In democracies also it is necessary that the rich should be protected,
by not permitting their lands to be divided, nor even the produce of
them, which in some states is done unperceivably. It would be also
better if the people would prevent them when they offer to exhibit a
number of unnecessary and yet expensive public entertainments of
plays, music, processions, and the like. In an oligarchy it is
necessary to take great care of the poor, and allot them public
employments which are gainful; and, if any of the rich insult them, to
let their punishment be severer than if they insulted one of their own
rank; and to let estates pass by affinity, and not gift: nor to permit
any person to have more than one; for by this means property will be
more equally divided, and the greater part of the poor get into better
circumstances.
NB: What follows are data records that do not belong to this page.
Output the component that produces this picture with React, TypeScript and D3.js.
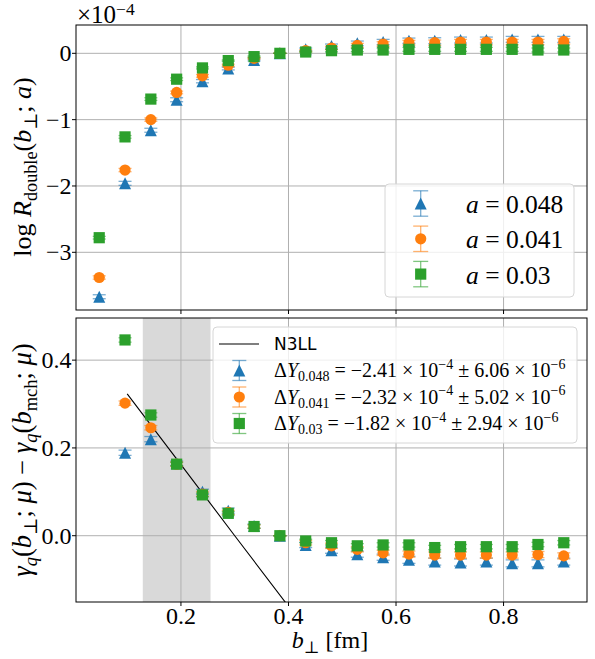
import React from "react";
import { scaleLinear, line } from "d3";

// b_perp values (fm)
const bTop = [0.048, 0.096, 0.144, 0.192, 0.24, 0.288, 0.336, 0.384, 0.432, 0.48, 0.528, 0.576, 0.624, 0.672, 0.72, 0.768, 0.816, 0.864, 0.912];
const bBot = [0.096, 0.144, 0.192, 0.24, 0.288, 0.336, 0.384, 0.432, 0.48, 0.528, 0.576, 0.624, 0.672, 0.72, 0.768, 0.816, 0.864, 0.912];

// log R_double, units of 1e-4
const logR048 = [-3.67, -1.96, -1.16, -0.7, -0.42, -0.23, -0.1, 0, 0.06, 0.11, 0.15, 0.17, 0.19, 0.19, 0.2, 0.2, 0.21, 0.21, 0.21];
const logR041 = [-3.38, -1.76, -1.0, -0.59, -0.34, -0.18, -0.075, 0, 0.04, 0.08, 0.12, 0.14, 0.16, 0.16, 0.17, 0.17, 0.17, 0.17, 0.18];
const logR030 = [-2.78, -1.26, -0.69, -0.39, -0.22, -0.11, -0.05, 0, 0.02, 0.04, 0.05, 0.05, 0.06, 0.06, 0.06, 0.06, 0.06, 0.05, 0.05];
const errTop048 = [0.03, 0.03, 0.03, 0.03, 0.025, 0.02, 0.015, 0, 0.02, 0.03, 0.035, 0.04, 0.04, 0.045, 0.045, 0.045, 0.045, 0.045, 0.045];
const errTop041 = [0.025, 0.025, 0.025, 0.02, 0.02, 0.015, 0.01, 0, 0.015, 0.025, 0.03, 0.035, 0.035, 0.04, 0.04, 0.04, 0.04, 0.04, 0.04];
const errTop030 = [0.02, 0.02, 0.02, 0.02, 0.015, 0.01, 0.01, 0, 0.01, 0.02, 0.025, 0.03, 0.03, 0.03, 0.03, 0.03, 0.03, 0.03, 0.03];

// gamma_q(b) - gamma_q(b_mch)
const gam048 = [0.189, 0.22, 0.165, 0.1, 0.057, 0.022, 0, -0.021, -0.033, -0.042, -0.049, -0.055, -0.059, -0.061, -0.059, -0.063, -0.063, -0.059];
const gam041 = [0.302, 0.246, 0.163, 0.095, 0.053, 0.021, 0, -0.016, -0.023, -0.031, -0.039, -0.042, -0.044, -0.044, -0.044, -0.044, -0.043, -0.046];
const gam030 = [0.446, 0.275, 0.163, 0.093, 0.051, 0.021, 0, -0.012, -0.016, -0.023, -0.021, -0.021, -0.027, -0.025, -0.025, -0.025, -0.02, -0.016];
const errBot048 = [0.006, 0.006, 0.005, 0.006, 0.006, 0.005, 0, 0.006, 0.007, 0.007, 0.007, 0.008, 0.008, 0.008, 0.008, 0.008, 0.008, 0.008];
const errBot041 = [0.005, 0.005, 0.005, 0.005, 0.005, 0.004, 0, 0.005, 0.006, 0.006, 0.006, 0.007, 0.007, 0.007, 0.007, 0.007, 0.007, 0.007];
const errBot030 = [0.005, 0.005, 0.004, 0.004, 0.004, 0.004, 0, 0.004, 0.005, 0.005, 0.005, 0.005, 0.005, 0.005, 0.005, 0.005, 0.005, 0.005];

// N3LL curve
const n3llB = [0.1, 0.2, 0.3, 0.4];
const n3llV = [0.323, 0.162, 0.0, -0.161];

// matching window
const band = [0.129, 0.255];

const xTicks = [0.2, 0.4, 0.6, 0.8];
const yTicksTop = [0, -1, -2, -3];
const yTicksBot = [0.0, 0.2, 0.4];

const C_BLUE = "#1f77b4";
const C_ORANGE = "#ff7f0e";
const C_GREEN = "#2ca02c";
const SERIF = "'Liberation Serif', 'DejaVu Serif', serif";

const L = 76, R = 587;
const TOP = { t: 25, b: 310 };
const BOT = { t: 318, b: 602 };

const x = scaleLinear().domain([0.0048, 0.9552]).range([L, R]);
const yTop = scaleLinear().domain([-3.87, 0.427]).range([TOP.b, TOP.t]);
const yBot = scaleLinear().domain([-0.151, 0.496]).range([BOT.b, BOT.t]);

type Seg = { t: string; it?: boolean; lvl?: number };

// crude math typesetting with tspans
const MathText = ({ segs, fs, supShift = 0.42, ...rest }: any) => {
  let cur = 0;
  return (
    <text fontFamily={SERIF} fontSize={fs} {...rest}>
      {segs.map((s: Seg, i: number) => {
        const lvl = s.lvl || 0;
        const off = lvl === -1 ? 0.22 * fs : lvl === 1 ? -supShift * fs : 0;
        const dy = off - cur;
        cur = off;
        return (
          <tspan key={i} dy={dy} fontStyle={s.it ? "italic" : "normal"} fontSize={lvl ? fs * 0.7 : fs}>
            {s.t}
          </tspan>
        );
      })}
    </text>
  );
};

const Marker = ({ kind, cx, cy, color }: any) => {
  if (kind === "tri") {
    const h = 6;
    return <path d={`M${cx},${cy - h}L${cx + h},${cy + h}L${cx - h},${cy + h}Z`} fill={color} />;
  }
  if (kind === "circ") return <circle cx={cx} cy={cy} r={5.6} fill={color} />;
  return <rect x={cx - 5.6} y={cy - 5.6} width={11.2} height={11.2} fill={color} />;
};

const ErrBar = ({ cx, y1, y2, color, cap = 6.5 }: any) => (
  <g stroke={color} strokeWidth={1.3} strokeOpacity={0.6}>
    <line x1={cx} x2={cx} y1={y1} y2={y2} />
    <line x1={cx - cap} x2={cx + cap} y1={y1} y2={y1} />
    <line x1={cx - cap} x2={cx + cap} y1={y2} y2={y2} />
  </g>
);

const Series = ({ bs, vs, es, ys, kind, color }: any) => (
  <g>
    {bs.map((b: number, i: number) => (
      <g key={i}>
        <ErrBar cx={x(b)} y1={ys(vs[i] + es[i])} y2={ys(vs[i] - es[i])} color={color} />
        <Marker kind={kind} cx={x(b)} cy={ys(vs[i])} color={color} />
      </g>
    ))}
  </g>
);

const Grid = ({ ys, ticks, t, b }: any) => (
  <g stroke="#b0b0b0" strokeWidth={1}>
    {xTicks.map((v) => (
      <line key={"x" + v} x1={x(v)} x2={x(v)} y1={t} y2={b} />
    ))}
    {ticks.map((v: number) => (
      <line key={"y" + v} x1={L} x2={R} y1={ys(v)} y2={ys(v)} />
    ))}
  </g>
);

const Ticks = ({ ys, ticks, b, labels, xLabels }: any) => (
  <g>
    <g stroke="#000" strokeWidth={1}>
      {xTicks.map((v) => (
        <line key={"x" + v} x1={x(v)} x2={x(v)} y1={b} y2={b + 4} />
      ))}
      {ticks.map((v: number) => (
        <line key={"y" + v} x1={L - 4} x2={L} y1={ys(v)} y2={ys(v)} />
      ))}
    </g>
    <g fontFamily={SERIF} fontSize={24} fill="#000">
      {ticks.map((v: number, i: number) => (
        <text key={"yl" + v} x={L - 4.5} y={ys(v) + 8} textAnchor="end">
          {labels[i]}
        </text>
      ))}
      {xLabels &&
        xTicks.map((v) => (
          <text key={"xl" + v} x={x(v)} y={b + 22} textAnchor="middle">
            {v.toFixed(1)}
          </text>
        ))}
    </g>
  </g>
);

const topLegend = [
  { kind: "tri", color: C_BLUE, val: "0.048" },
  { kind: "circ", color: C_ORANGE, val: "0.041" },
  { kind: "sq", color: C_GREEN, val: "0.03" },
];

const botLegend = [
  { kind: "tri", color: C_BLUE, sub: "0.048", m: "2.41", e: "6.06" },
  { kind: "circ", color: C_ORANGE, sub: "0.041", m: "2.32", e: "5.02" },
  { kind: "sq", color: C_GREEN, sub: "0.03", m: "1.82", e: "2.94" },
];

export default function App() {
  const n3ll = line<number>()
    .x((d, i) => x(n3llB[i]))
    .y((d) => yBot(d));

  return (
    <svg width={595} height={659} style={{ position: "absolute", left: 0, top: 0, background: "#fff" }}>
      <defs>
        <clipPath id="clipBot">
          <rect x={L} y={BOT.t} width={R - L} height={BOT.b - BOT.t} />
        </clipPath>
        <clipPath id="clipTop">
          <rect x={L} y={TOP.t} width={R - L} height={TOP.b - TOP.t} />
        </clipPath>
      </defs>

      {/* top panel */}
      <Grid ys={yTop} ticks={yTicksTop} t={TOP.t} b={TOP.b} />
      <g clipPath="url(#clipTop)">
        <Series bs={bTop} vs={logR048} es={errTop048} ys={yTop} kind="tri" color={C_BLUE} />
        <Series bs={bTop} vs={logR041} es={errTop041} ys={yTop} kind="circ" color={C_ORANGE} />
        <Series bs={bTop} vs={logR030} es={errTop030} ys={yTop} kind="sq" color={C_GREEN} />
      </g>
      <g>
        <rect x={385} y={184} width={189} height={113} rx={4} fill="#fff" fillOpacity={0.8} stroke="#d6d6d6" />
        {topLegend.map((d, i) => {
          const cy = 203.5 + i * 35.3;
          return (
            <g key={i}>
              <ErrBar cx={420.7} y1={cy - 12.7} y2={cy + 12.7} color={d.color} cap={7.5} />
              <Marker kind={d.kind} cx={420.7} cy={cy} color={d.color} />
              <MathText
                x={466}
                y={cy + 9.5}
                fs={25.5}
                segs={[{ t: "a", it: true }, { t: " = " + d.val }]}
              />
            </g>
          );
        })}
      </g>
      <rect x={L} y={TOP.t} width={R - L} height={TOP.b - TOP.t} fill="none" stroke="#000" strokeWidth={1} />
      <Ticks ys={yTop} ticks={yTicksTop} b={TOP.b} labels={["0", "\u22121", "\u22122", "\u22123"]} xLabels={false} />
      <MathText x={77} y={23} fs={25} supShift={0.34} segs={[{ t: "\u00d710" }, { t: "\u22124", lvl: 1 }]} />
      <MathText
        transform="translate(31,167) rotate(-90)"
        textAnchor="middle"
        fs={26}
        segs={[
          { t: "log " },
          { t: "R", it: true },
          { t: "double", lvl: -1 },
          { t: "(" },
          { t: "b", it: true },
          { t: "\u22a5", lvl: -1 },
          { t: "; " },
          { t: "a", it: true },
          { t: ")" },
        ]}
      />

      {/* bottom panel */}
      <g clipPath="url(#clipBot)">
        <rect x={x(band[0])} y={BOT.t} width={x(band[1]) - x(band[0])} height={BOT.b - BOT.t} fill="#d9d9d9" />
      </g>
      <Grid ys={yBot} ticks={yTicksBot} t={BOT.t} b={BOT.b} />
      <g clipPath="url(#clipBot)">
        <path d={n3ll(n3llV) || ""} fill="none" stroke="#000" strokeWidth={1.1} />
        <Series bs={bBot} vs={gam048} es={errBot048} ys={yBot} kind="tri" color={C_BLUE} />
        <Series bs={bBot} vs={gam041} es={errBot041} ys={yBot} kind="circ" color={C_ORANGE} />
        <Series bs={bBot} vs={gam030} es={errBot030} ys={yBot} kind="sq" color={C_GREEN} />
      </g>
      <g>
        <rect x={213} y={327} width={364} height={116} rx={4} fill="#fff" fillOpacity={0.8} stroke="#d6d6d6" />
        <line x1={219} x2={259} y1={344} y2={344} stroke="#000" strokeWidth={1.1} />
        <text x={274} y={350} fontFamily="'DejaVu Sans', sans-serif" fontSize={17}>
          N3LL
        </text>
        {botLegend.map((d, i) => {
          const cy = 370.5 + i * 26.5;
          return (
            <g key={i}>
              <ErrBar cx={239.3} y1={cy - 10} y2={cy + 10} color={d.color} cap={7} />
              <Marker kind={d.kind} cx={239.3} cy={cy} color={d.color} />
              <MathText
                x={274}
                y={cy + 6.5}
                fs={20}
                segs={[
                  { t: "\u0394" },
                  { t: "Y", it: true },
                  { t: d.sub, lvl: -1 },
                  { t: " = \u2212" + d.m + " \u00d7 10" },
                  { t: "\u22124", lvl: 1 },
                  { t: " \u00b1 " + d.e + " \u00d7 10" },
                  { t: "\u22126", lvl: 1 },
                ]}
              />
            </g>
          );
        })}
      </g>
      <rect x={L} y={BOT.t} width={R - L} height={BOT.b - BOT.t} fill="none" stroke="#000" strokeWidth={1} />
      <Ticks ys={yBot} ticks={yTicksBot} b={BOT.b} labels={["0.0", "0.2", "0.4"]} xLabels={true} />
      <MathText
        transform="translate(31,460) rotate(-90)"
        textAnchor="middle"
        fs={26.5}
        segs={[
          { t: "\u03b3", it: true },
          { t: "q", it: true, lvl: -1 },
          { t: "(" },
          { t: "b", it: true },
          { t: "\u22a5", lvl: -1 },
          { t: "; " },
          { t: "\u03bc", it: true },
          { t: ") \u2212 " },
          { t: "\u03b3", it: true },
          { t: "q", it: true, lvl: -1 },
          { t: "(" },
          { t: "b", it: true },
          { t: "mch", lvl: -1 },
          { t: "; " },
          { t: "\u03bc", it: true },
          { t: ")" },
        ]}
      />
      <MathText
        x={330}
        y={648}
        textAnchor="middle"
        fs={24}
        segs={[{ t: "b", it: true }, { t: "\u22a5", lvl: -1 }, { t: " [fm]" }]}
      />
    </svg>
  );
}
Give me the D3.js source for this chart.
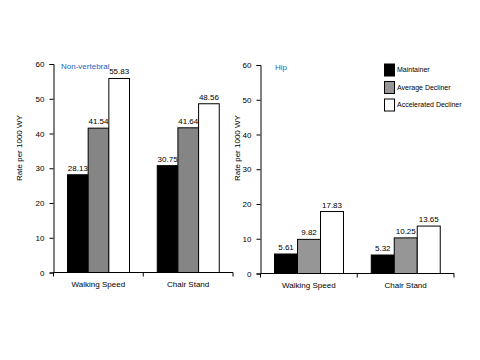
<!DOCTYPE html>
<html><head><meta charset="utf-8">
<script src="https://cdn.jsdelivr.net/npm/d3@7/dist/d3.min.js"></script>
<style>body{margin:0;background:#fff}svg{display:block}text{font-family:"Liberation Sans",Arial,sans-serif}</style>
</head><body>
<script>
const categories = ["Walking Speed", "Chair Stand"];
const series = ["Maintainer", "Average Decliner", "Accelerated Decliner"];
const nonVertebral = [[28.13, 41.54, 55.83], [30.75, 41.64, 48.56]];
const hip = [[5.61, 9.82, 17.83], [5.32, 10.25, 13.65]];
const nonVertebralLabels = [["28.13", "41.54", "55.83"], ["30.75", "41.64", "48.56"]];
const hipLabels = [["5.61", "9.82", "17.83"], ["5.32", "10.25", "13.65"]];
const yTicks = [0, 10, 20, 30, 40, 50, 60];
const fills = ["#000000", "#878787", "#ffffff"];

const svg = d3.select("body").append("svg").attr("width", 480).attr("height", 360);

function panel(cfg) {
  const y = d3.scaleLinear().domain([0, 60]).range([cfg.y0, cfg.y60]);
  const x0 = d3.scaleBand().domain(categories).range([cfg.xl, cfg.xr]).padding(0);
  const x1 = d3.scaleBand().domain(series).range([cfg.inL, cfg.inR]).padding(0);
  const g = svg.append("g");
  // y axis
  const ya = g.append("g").attr("transform", `translate(${cfg.xl},0)`)
    .call(d3.axisLeft(y).tickValues(yTicks).tickSize(4).tickPadding(5));
  ya.select(".domain").attr("stroke", "#000");
  ya.selectAll("text").attr("font-size", 8).attr("fill", "#000");
  // bars
  categories.forEach((c, i) => {
    series.forEach((s, j) => {
      const v = cfg.data[i][j];
      const bx = x0(c) + x1(s);
      g.append("rect").attr("x", bx).attr("y", y(v))
        .attr("width", x1.bandwidth()).attr("height", y(0) - y(v))
        .attr("fill", j === 1 ? cfg.gray : fills[j]).attr("stroke", "#000").attr("stroke-width", 1);
      g.append("text").attr("x", bx + x1.bandwidth() / 2).attr("y", y(v) - 4)
        .attr("text-anchor", "middle").attr("font-size", 8).attr("fill", "#000")
        .text(cfg.labels[i][j]);
    });
  });
  // x axis
  g.append("line").attr("x1", cfg.xl).attr("x2", cfg.xr).attr("y1", y(0)).attr("y2", y(0)).attr("stroke", "#000");
  [cfg.xl, cfg.xl + x0.bandwidth(), cfg.xr].forEach(t => {
    g.append("line").attr("x1", t).attr("x2", t).attr("y1", y(0)).attr("y2", y(0) + 4).attr("stroke", "#000");
  });
  categories.forEach(c => {
    g.append("text").attr("x", x0(c) + x0.bandwidth() / 2).attr("y", y(0) + 14)
      .attr("text-anchor", "middle").attr("font-size", 8).attr("fill", "#000").text(c);
  });
  // y label
  g.append("text").attr("transform", `translate(${cfg.ylx},${cfg.yly}) rotate(-90)`)
    .attr("text-anchor", "middle").attr("font-size", 8).attr("fill", "#000").text("Rate per 1000 WY");
  // title
  g.append("text").attr("x", cfg.tx).attr("y", y(60) + 5).attr("font-size", 8)
    .attr("fill", "#1f5fbf").text(cfg.title);
}

panel({xl: 53.5, xr: 233, inL: 14, inR: 76, y0: 272.5, y60: 64, data: nonVertebral, labels: nonVertebralLabels,
  gray: "#858585", ylx: 22, yly: 148, tx: 61, title: "Non-vertebral"});
panel({xl: 260.5, xr: 454, inL: 14, inR: 83, y0: 273.5, y60: 65, data: hip, labels: hipLabels,
  gray: "#969696", ylx: 240, yly: 148, tx: 275, title: "Hip"});

// legend
const lg = svg.append("g");
series.forEach((s, j) => {
  const ly = 64 + j * 17.5;
  lg.append("rect").attr("x", 384.5).attr("y", ly).attr("width", 10).attr("height", 12)
    .attr("fill", j === 1 ? "#969696" : fills[j]).attr("stroke", "#000").attr("stroke-width", 1);
  lg.append("text").attr("x", 397).attr("y", ly + 8).attr("font-size", 7).attr("fill", "#000").text(s);
});
</script>
</body></html>
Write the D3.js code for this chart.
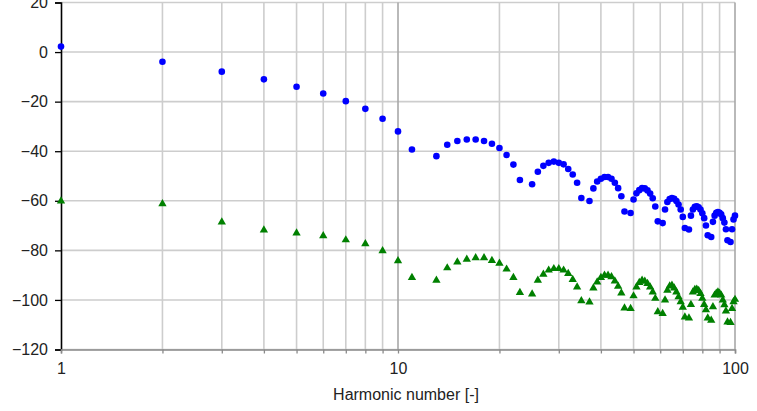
<!DOCTYPE html>
<html>
<head>
<meta charset="utf-8">
<script src="https://cdn.jsdelivr.net/npm/d3@7"></script>
<style>
  html, body { margin: 0; padding: 0; background: #fff; }
  svg { display: block; font-family: "Liberation Sans", Arial, sans-serif; }
</style>
</head>
<body>
<svg id="chart" width="757" height="411"></svg>
<script>
// Harmonic spectrum: two measured series, levels in dB, harmonics 1..100 (log axis).
const harmonics = d3.range(1, 101);

// Upper series (blue circles); null = harmonic not present
const seriesBlue = [
  2.2, -3.9, -7.9, -11.0, -14.0, -16.7, -19.8, -22.9, -26.9, -32.0,
  -39.3, null, -42.0, -37.4, -35.9, -35.3, -35.3, -35.9, -37.0, -38.7,
  -41.5, -45.4, -51.6, null, -53.3, -48.3, -45.9, -44.7, -44.2, -44.7,
  -45.3, -47.2, -49.4, -52.7, -58.9, null, -60.1, -55.0, -52.2, -51.1,
  -50.4, -50.4, -51.1, -52.7, -54.9, -58.2, -64.3, null, -64.9, -59.5,
  -57.0, -55.7, -54.9, -55.0, -55.8, -57.1, -59.0, -62.3, -68.3, null,
  -69.0, -63.5, -60.5, -59.3, -58.9, -59.2, -60.1, -61.5, -63.5, -66.5,
  -71.0, null, -71.6, -66.0, -63.5, -62.4, -62.2, -62.6, -63.5, -65.0,
  -67.0, -70.0, -73.9, null, -74.6, -68.5, -66.0, -64.8, -64.5, -64.8,
  -65.5, -67.0, -68.8, -71.5, -75.9, null, -76.6, -71.5, -67.5, -66.0
];

// Lower series (green triangles)
const seriesGreen = [
  -60.1, -61.2, -68.6, -71.8, -73.0, -74.1, -75.8, -77.4, -80.2, -84.2,
  -91.0, null, -92.1, -87.1, -84.7, -83.6, -83.0, -83.0, -84.1, -85.2,
  -87.6, -91.0, -97.0, null, -97.6, -92.1, -89.7, -88.0, -87.4, -87.4,
  -88.0, -89.4, -91.8, -94.8, -100.4, null, -100.9, -95.2, -92.8, -91.0,
  -90.1, -90.1, -90.7, -92.4, -94.5, -97.2, -103.3, null, -103.5, -98.4,
  -94.8, -93.0, -92.1, -92.5, -93.4, -94.8, -96.8, -99.4, -104.8, null,
  -105.5, -100.1, -96.1, -94.4, -94.1, -95.2, -96.8, -98.8, -100.8, -103.0,
  -106.9, null, -107.3, -101.9, -96.8, -95.8, -95.7, -96.2, -97.4, -99.4,
  -101.9, -104.0, -107.3, null, -108.2, -102.8, -98.1, -97.3, -96.8, -97.3,
  -98.1, -100.1, -102.0, -104.5, -108.9, null, -109.1, -103.5, -100.8, -99.8
];

const yTicks = [20, 0, -20, -40, -60, -80, -100, -120];
const xMajorTicks = [1, 10, 100];
const xMinorTicks = [2, 3, 4, 5, 6, 7, 8, 9, 20, 30, 40, 50, 60, 70, 80, 90];
const xTitle = "Harmonic number [-]";

const svg = d3.select("#chart");
const plotLeft = 61, plotRight = 735, plotTop = 2.5, plotBottom = 349.5;

const x = d3.scaleLog().domain([1, 100]).range([plotLeft, plotRight]);
const y = d3.scaleLinear().domain([-120, 20]).range([plotBottom, plotTop]);

// Gridlines
const grid = svg.append("g");
grid.selectAll("line.h").data(yTicks).join("line")
  .attr("x1", plotLeft).attr("x2", plotRight)
  .attr("y1", d => y(d)).attr("y2", d => y(d))
  .attr("stroke", "#cdcdcd").attr("stroke-width", 1.6);
grid.selectAll("line.vmin").data(xMinorTicks).join("line")
  .attr("x1", d => x(d)).attr("x2", d => x(d))
  .attr("y1", plotTop).attr("y2", plotBottom)
  .attr("stroke", "#cdcdcd").attr("stroke-width", 1.6);
grid.selectAll("line.vmaj").data([10, 100]).join("line")
  .attr("x1", d => x(d)).attr("x2", d => x(d))
  .attr("y1", plotTop).attr("y2", plotBottom)
  .attr("stroke", "#a8a8a8").attr("stroke-width", 1.6);

// Y axis
const yAxis = svg.append("g")
  .attr("transform", `translate(${plotLeft},0)`)
  .call(d3.axisLeft(y).tickValues(yTicks).tickSize(6).tickPadding(7).tickFormat(d3.format("d")));
yAxis.select(".domain").attr("stroke", "#000").attr("stroke-width", 1.6);
yAxis.selectAll(".tick line").attr("stroke", "#000").attr("stroke-width", 1.3);
yAxis.selectAll(".tick text").attr("fill", "#222").attr("font-size", 16)
  .attr("font-family", "'Liberation Sans', Arial, sans-serif");

// X axis
const xAxis = svg.append("g")
  .attr("transform", `translate(0,${plotBottom})`)
  .call(d3.axisBottom(x).tickValues(xMajorTicks.concat(xMinorTicks)).tickSize(4).tickPadding(9)
    .tickFormat(d => xMajorTicks.includes(d) ? d3.format("d")(d) : ""));
xAxis.select(".domain").attr("stroke", "#8a8a8a").attr("stroke-width", 1.6);
xAxis.selectAll(".tick line").attr("stroke", "#8a8a8a").attr("stroke-width", 1.3);
xAxis.selectAll(".tick text").attr("fill", "#222").attr("font-size", 16)
  .attr("font-family", "'Liberation Sans', Arial, sans-serif");

svg.append("text")
  .attr("x", 406).attr("y", 400)
  .attr("text-anchor", "middle")
  .attr("font-size", 16).attr("fill", "#222")
  .text(xTitle);

// Markers
const blueData = harmonics.map((h, i) => ({ h, v: seriesBlue[i] })).filter(d => d.v !== null);
const greenData = harmonics.map((h, i) => ({ h, v: seriesGreen[i] })).filter(d => d.v !== null);

svg.append("g").selectAll("circle").data(blueData).join("circle")
  .attr("cx", d => x(d.h)).attr("cy", d => y(d.v))
  .attr("r", 3.3).attr("fill", "#0000ff");

const tri = d3.symbol().type(d3.symbolTriangle).size(30);
svg.append("g").selectAll("path").data(greenData).join("path")
  .attr("transform", d => `translate(${x(d.h)},${y(d.v)})`)
  .attr("d", tri).attr("fill", "#008000");
</script>
</body>
</html>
It is also serviceable in a democracy and an oligarchy
to allot those who take no part in public affairs an equality or a
preference in other things; the rich in a democracy, to the poor in an
oligarchy: but still all the principal offices in the state to be
filled only by those who are best qualified to discharge them.


CHAPTER IX

There are three qualifications necessary for those who fill the first
departments in government; first of all, an affection for the
established constitution; second place, abilities every way completely
equal to the business of their office; in the third, virtue and
justice correspondent to the nature of that particular state they are
placed in; for if justice is not the same in all states, it is evident
that there must be different species thereof.